Une découverte.
Un film de Duvivier réalisé en 1960, l'année après son remarquable "Marie-Octobre".
C'est l'adaptation par René Barjavel d'un roman éponyme de Robert Sabatier que je ne connais pas.
Ce qui est intéressant dans ce film, c'est le portrait des rues d'un quartier de Paris, Pigalle, au pied de la Butte, dans les années 60. Déjà, on sera surpris par le caractère soft du Pigalle de l'époque par rapport à aujourd'hui … Mais ce qui est bien réussi dans le film, ce sont les plans, de jour ou de nuit, de cette Butte dominée par la basilique, vue du toit où habite "Jojo la terreur".
Ah mais, j'y pense, c'est que je n'ai pas encore parlé de Jojo, jeune désœuvré de 16 ans, qui a fui le domicile parental à cause de sa belle-mère qu'il ne peut pas supporter. Du coup, il traine dans la rue ou sur le toit de l'immeuble où se trouve sa chambre de bonne, vit au jour le jour, se raconte des histoires, grimpé sur le toit, joue les gros bras (qu'il a plutôt fluets), affabule, drague sa voisine qui a bien la trentaine, drague une petite copine de son âge, est maladroit. Bref, je ne sais pas si la description est suffisante pour laisser deviner qu'il s'agit de Jean-Pierre Léaud à peine sorti de son succès dans "les 400 coups".
Le film est auto-centré sur lui qui doit apparaître dans à peu près tous les plans dans le rôle d'un petit con. Je dois dire qu'il est très crédible dans son rôle de petit con. Même, presque trop crédible. Même horripilant. On se demande même comment ça se fait que personne ne se soit pas dévoué pour lui botter le train pour lui remettre les idées dans le bon sens. Finalement, Jojo n'est peut-être pas si crédible, quand je repense à ses sapes nickel chrome, pas vraiment en ligne avec un gus qui traine dans la rue sans le sou.
Mais, ça a un avantage, que Duvivier se focalise sur ce petit con. Car du coup, le spectateur s'intéresse beaucoup plus aux autres personnages du film qui, eux, valent la peine.
Par exemple, sa voisine, Magali Noël, qui est une strip-teaseuse dans un cabaret à Pigalle. Une belle femme, qui a un cœur gros comme ça, encore sur le bon versant de la vie mais pour combien de temps ? L'affreux Jojo en est amoureux mais se ramasse une gamelle, heureusement d'ailleurs, parce que ça m'aurait fait mal …
Il y a Pierre Mondy, un boxeur déchu, qui est un faire-valoir dans des matches truqués. Un "loser" comme on dit en bon français qui trouve assez pratique de se lier avec Magali Noël et se la couler douce.

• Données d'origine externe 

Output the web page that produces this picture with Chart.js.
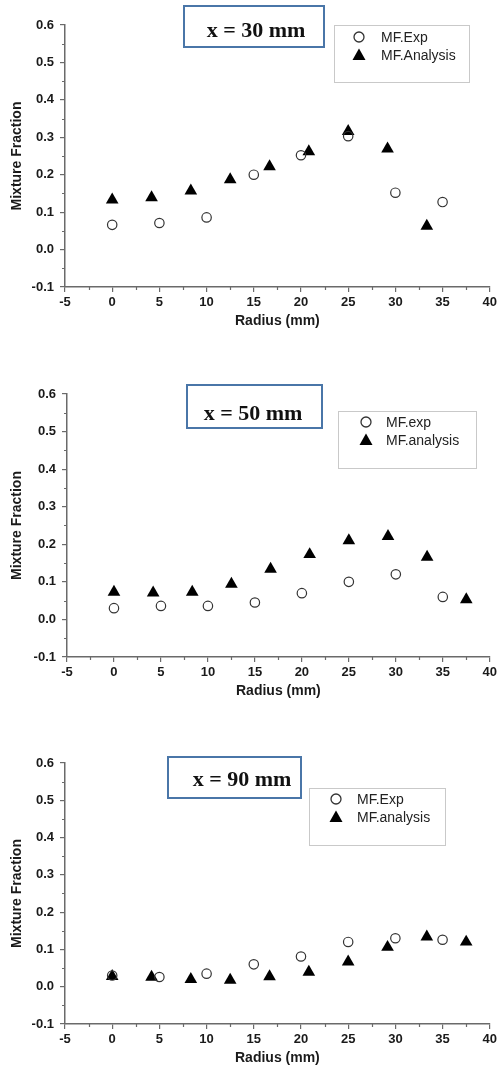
<!DOCTYPE html>
<html>
<head>
<meta charset="utf-8">
<script src="https://cdn.jsdelivr.net/npm/chart.js@4.4.1/dist/chart.umd.min.js"></script>
<style>
  html, body { margin: 0; padding: 0; background: #fff; }
  body { width: 500px; height: 1067px; position: relative; overflow: hidden; }
  canvas { position: absolute; left: 0; }
  .tbox { position: absolute; border: 2px solid #4a76a8; box-sizing: border-box;
          font-family: "Liberation Serif", "Times New Roman", serif; font-weight: bold;
          font-size: 22px; color: #111; }
  .tbox span { position: absolute; white-space: nowrap; transform: translate(-50%, -50%); }
  .lbox { position: absolute; border: 1.5px solid #c9c9c9; box-sizing: border-box; }
  .lrow { position: absolute; font-family: "Liberation Sans", Arial, sans-serif; font-size: 14px;
          color: #222; white-space: nowrap; transform: translateY(-50%); }
  .mk { position: absolute; transform: translate(-50%, -50%); }
</style>
</head>
<body>
<canvas id="c1" width="500" height="340" style="top:0px"></canvas>
<canvas id="c2" width="500" height="360" style="top:340px"></canvas>
<canvas id="c3" width="500" height="367" style="top:700px"></canvas>

<script>
// ---------------- DATA ----------------
const radiusExp = [0, 5, 10, 15, 20, 25, 30, 35];
const radiusAnalysis = [0, 4.17, 8.33, 12.5, 16.67, 20.83, 25, 29.17, 33.33, 37.5];

const exp30 = [0.066, 0.071, 0.086, 0.200, 0.252, 0.303, 0.152, 0.127];
const ana30 = [0.133, 0.139, 0.157, 0.187, 0.222, 0.262, 0.316, 0.269, 0.063];

const exp50 = [0.030, 0.036, 0.036, 0.045, 0.070, 0.100, 0.120, 0.060];
const ana50 = [0.073, 0.071, 0.073, 0.094, 0.134, 0.173, 0.210, 0.221, 0.166, 0.053];

const exp90 = [0.030, 0.026, 0.035, 0.060, 0.081, 0.120, 0.130, 0.126];
const ana90 = [0.028, 0.026, 0.020, 0.018, 0.027, 0.039, 0.067, 0.106, 0.134, 0.120];

const panelTitles = ["x = 30 mm", "x = 50 mm", "x = 90 mm"];
const expLabels = ["MF.Exp", "MF.exp", "MF.Exp"];
const anaLabels = ["MF.Analysis", "MF.analysis", "MF.analysis"];

const xTickMin = -5, xTickMax = 40, xTickStep = 5;
const yTickMin = -0.1, yTickMax = 0.6, yTickStep = 0.1;
const xAxisTitle = "Radius (mm)";
const yAxisTitle = "Mixture Fraction";

// ---------------- LAYOUT ----------------
const panels = [
  { id: "c1", top: 0,   h: 340, left: 65, right: 490, areaTop: 25, areaBottom: 287,
    exp: exp30, ana: ana30,
    tbox: [183, 5, 142, 43, 254, 23], lbox: [334, 25, 136, 58], leg: [359, 381, 37, 55] },
  { id: "c2", top: 340, h: 360, left: 67, right: 492, areaTop: 54, areaBottom: 317,
    exp: exp50, ana: ana50,
    tbox: [186, 384, 137, 45, 251, 27], lbox: [338, 411, 139, 58], leg: [366, 386, 422, 440] },
  { id: "c3", top: 700, h: 367, left: 65, right: 491, areaTop: 63, areaBottom: 324,
    exp: exp90, ana: ana90,
    tbox: [167, 756, 135, 43, 240, 21], lbox: [309, 788, 137, 58], leg: [336, 357, 799, 817] }
];

const axisColor = "#6a6a6a";
const tickFont = { family: "'Liberation Sans', Arial, sans-serif", size: 13, weight: "bold" };
const titleFont = { family: "'Liberation Sans', Arial, sans-serif", size: 14, weight: "bold" };
const X_AXIS_H = 50;

const minorTicks = {
  id: "minorTicks",
  afterDraw(chart) {
    const ctx = chart.ctx;
    const xs = chart.scales.x, ys = chart.scales.y;
    const area = chart.chartArea;
    ctx.save();
    ctx.strokeStyle = axisColor;
    ctx.lineWidth = 1.2;
    ctx.beginPath();
    for (let v = xTickMin + xTickStep / 2; v < xTickMax; v += xTickStep) {
      const px = Math.round(xs.getPixelForValue(v)) + 0.5;
      ctx.moveTo(px, area.bottom);
      ctx.lineTo(px, area.bottom + 3);
    }
    for (let i = 0; i < 7; i++) {
      const v = yTickMin + yTickStep / 2 + i * yTickStep;
      const py = Math.round(ys.getPixelForValue(v)) + 0.5;
      ctx.moveTo(area.left, py);
      ctx.lineTo(area.left - 3, py);
    }
    ctx.stroke();
    ctx.restore();
  }
};

function fmtY(v) {
  if (Math.abs(v) < 1e-9) v = 0;
  return v.toFixed(1);
}

function makeChart(p) {
  const expPts = radiusExp.map((x, i) => ({ x: x, y: p.exp[i] })).filter(d => d.y !== undefined);
  const anaPts = p.ana.map((y, i) => ({ x: radiusAnalysis[i], y: y }));
  const padBottom = p.h - p.areaBottom - X_AXIS_H;
  new Chart(document.getElementById(p.id), {
    type: "scatter",
    data: {
      datasets: [
        { label: "exp", data: expPts, pointStyle: "circle", pointRadius: 4.7,
          borderColor: "#333", borderWidth: 1.2, backgroundColor: "rgba(0,0,0,0)", clip: false },
        { label: "analysis", data: anaPts, pointStyle: "triangle", pointRadius: 7.3,
          borderColor: "#000", borderWidth: 0, backgroundColor: "#000", clip: false }
      ]
    },
    options: {
      responsive: false, animation: false, devicePixelRatio: 1,
      layout: { padding: { left: 0, right: 500 - p.right, top: p.areaTop, bottom: padBottom } },
      plugins: { legend: { display: false }, tooltip: { enabled: false }, title: { display: false } },
      scales: {
        x: {
          type: "linear", min: xTickMin, max: xTickMax,
          afterFit(s) { s.height = X_AXIS_H; },
          ticks: { stepSize: xTickStep, font: tickFont, color: "#1a1a1a", padding: 3,
                   maxRotation: 0, autoSkip: false, callback: v => String(Math.round(v)) },
          grid: { drawOnChartArea: false, drawTicks: true, tickLength: 5, color: axisColor, lineWidth: 1.2 },
          border: { display: true, color: axisColor, width: 1.5 },
          title: { display: true, text: xAxisTitle, font: titleFont, color: "#1a1a1a",
                   padding: { top: 0, bottom: X_AXIS_H - 34 - 8.4 } }
        },
        y: {
          type: "linear", min: yTickMin, max: yTickMax,
          afterFit(s) { s.width = p.left; },
          ticks: { stepSize: yTickStep, font: tickFont, color: "#1a1a1a", padding: 6,
                   autoSkip: false, callback: v => fmtY(v) },
          grid: { drawOnChartArea: false, drawTicks: true, tickLength: 5, color: axisColor, lineWidth: 1.2 },
          border: { display: true, color: axisColor, width: 1.5 },
          title: { display: true, text: yAxisTitle, font: titleFont, color: "#1a1a1a",
                   padding: { top: 9, bottom: 0 } }
        }
      }
    },
    plugins: [minorTicks]
  });
}

function addBoxes(p, idx) {
  const [tx, ty, tw, th, cx, cy] = p.tbox;
  const t = document.createElement("div");
  t.className = "tbox";
  t.style.cssText = `left:${tx}px;top:${ty}px;width:${tw}px;height:${th}px;`;
  const s = document.createElement("span");
  s.textContent = panelTitles[idx];
  s.style.left = (cx - tx) + "px";
  s.style.top = cy + "px";
  t.appendChild(s);
  document.body.appendChild(t);

  const [lx, ly, lw, lh] = p.lbox;
  const l = document.createElement("div");
  l.className = "lbox";
  l.style.cssText = `left:${lx}px;top:${ly}px;width:${lw}px;height:${lh}px;`;
  document.body.appendChild(l);

  const [mx, txX, r1, r2] = p.leg;
  const c = document.createElementNS("http://www.w3.org/2000/svg", "svg");
  c.setAttribute("width", "14"); c.setAttribute("height", "14");
  c.setAttribute("class", "mk");
  c.style.left = mx + "px"; c.style.top = r1 + "px";
  c.innerHTML = '<circle cx="7" cy="7" r="5" fill="none" stroke="#333" stroke-width="1.3"/>';
  document.body.appendChild(c);

  const tr = document.createElementNS("http://www.w3.org/2000/svg", "svg");
  tr.setAttribute("width", "18"); tr.setAttribute("height", "16");
  tr.setAttribute("class", "mk");
  tr.style.left = mx + "px"; tr.style.top = r2 + "px";
  tr.innerHTML = '<polygon points="9,1.5 15.5,13 2.5,13" fill="#000"/>';
  document.body.appendChild(tr);

  const t1 = document.createElement("div");
  t1.className = "lrow"; t1.textContent = expLabels[idx];
  t1.style.left = txX + "px"; t1.style.top = r1 + "px";
  document.body.appendChild(t1);
  const t2 = document.createElement("div");
  t2.className = "lrow"; t2.textContent = anaLabels[idx];
  t2.style.left = txX + "px"; t2.style.top = r2 + "px";
  document.body.appendChild(t2);
}

panels.forEach((p, i) => { makeChart(p); addBoxes(p, i); });
</script>
</body>
</html>
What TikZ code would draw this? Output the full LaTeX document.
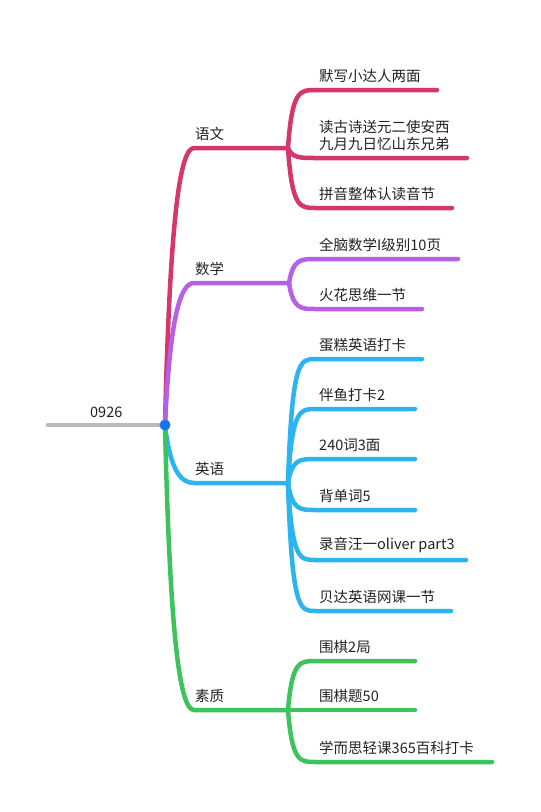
\documentclass[tikz,border=0pt]{standalone}
\usepackage{fontspec}
\setmainfont{Noto Sans CJK SC}
\usepackage{xcolor}
\usetikzlibrary{calc}
\definecolor{mred}{HTML}{D4376E}
\definecolor{mpurple}{HTML}{B660E6}
\definecolor{mblue}{HTML}{2BB5F0}
\definecolor{mgreen}{HTML}{3CC35C}
\definecolor{mgray}{HTML}{BBBBBB}
\definecolor{mdot}{HTML}{1577EE}
\definecolor{mtext}{HTML}{222222}

\begin{document}
\begin{tikzpicture}[x=1pt, y=-1pt,
  limb/.style={line width=4.5pt, line cap=round},
  label/.style={font=\fontsize{14.5}{17}\selectfont, text=mtext, inner sep=0pt, anchor=south west, align=left}]

  \useasboundingbox (0,0) rectangle (541,812);

  %% Root
  \coordinate (root) at (165,425);
  \coordinate (tail) at (48,425);
  \draw[limb, mgray] (tail) -- (root);
  \node[label] (rootlbl) at (90,418) {0926};

  %% Main branches: corner where the horizontal starts, fork where the leaves split
  \foreach \b/\y/\fx/\col/\txt in {
    yw/148/288/mred/{语文},
    sx/283/289/mpurple/{数学},
    yy/483/288/mblue/{英语},
    sz/710/288/mgreen/{素质}
  }{
    \coordinate (\b-c) at (194,\y);
    \coordinate (\b-fork) at (\fx,\y);
    \draw[limb, \col] (root) .. controls ($(root)!0.75!(root |- \b-c)+(5,0)$) and ($(\b-c)+(-14,0)$) .. (\b-c) -- (\b-fork);
    \node[label] (\b-lbl) at (195,{\y-7}) {\txt};
  }

  %% Leaves
  \foreach \b/\col/\i/\ly/\ex/\txt in {
    yw/mred/1/90/437/{默写小达人两面},
    yw/mred/2/158/467/{读古诗送元二使安西\\九月九日忆山东兄弟},
    yw/mred/3/208/452/{拼音整体认读音节},
    sx/mpurple/1/259/458/{全脑数学I级别10页},
    sx/mpurple/2/309/422/{火花思维一节},
    yy/mblue/1/359/422/{蛋糕英语打卡},
    yy/mblue/2/409/415/{伴鱼打卡2},
    yy/mblue/3/459/415/{240词3面},
    yy/mblue/4/510/415/{背单词5},
    yy/mblue/5/560/466/{录音汪一oliver part3},
    yy/mblue/6/611/451/{贝达英语网课一节},
    sz/mgreen/1/661/415/{围棋2局},
    sz/mgreen/2/710/415/{围棋题50},
    sz/mgreen/3/762/492/{学而思轻课365百科打卡}
  }{
    \coordinate (\b-s\i) at (315,\ly);
    \coordinate (\b-e\i) at (\ex,\ly);
    \draw[limb, \col] (\b-fork) .. controls ($(\b-fork |- \b-s\i)+(4,0)$) and ($(\b-fork |- \b-s\i)+(12,0)$) .. (\b-s\i) -- (\b-e\i);
    \node[label] (\b-t\i) at (319,{\ly-7}) {\txt};
  }

  %% Root dot on top
  \fill[mdot] (root) circle (5.5);

\end{tikzpicture}
\end{document}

Il y a cette famille italienne dans l'immeuble où je sentais, de mon fauteuil, les bonnes odeurs de la sauce qui mijotait sur le feu. Avec la mamma (Hélène Tossi) truculente, généreuse comme il se doit : "quand il y en a pour quatre, il y en a forcément pour cinq". Avec sa fille (Monique Brienne que je ne connais pas) mignonne, rêveuse, romantique qu'elle surveille comme l'huile sur le feu, mine de rien. Et, le Jojo, elle l'a jugé tout de suite : c'est pas avec ce Jojo la terreur, qu'elle risque grand-chose, la fillette !
Oui, ben, maintenant que j'y pense, finalement, ce sont ces trois femmes (la danseuse, la mamma et sa fille) qui donnent tout l'intérêt au film dans lequel on ne s'ennuie pas même si le Jojo agace un peu (beaucoup)… Sans oublier les splendides vues de la Butte.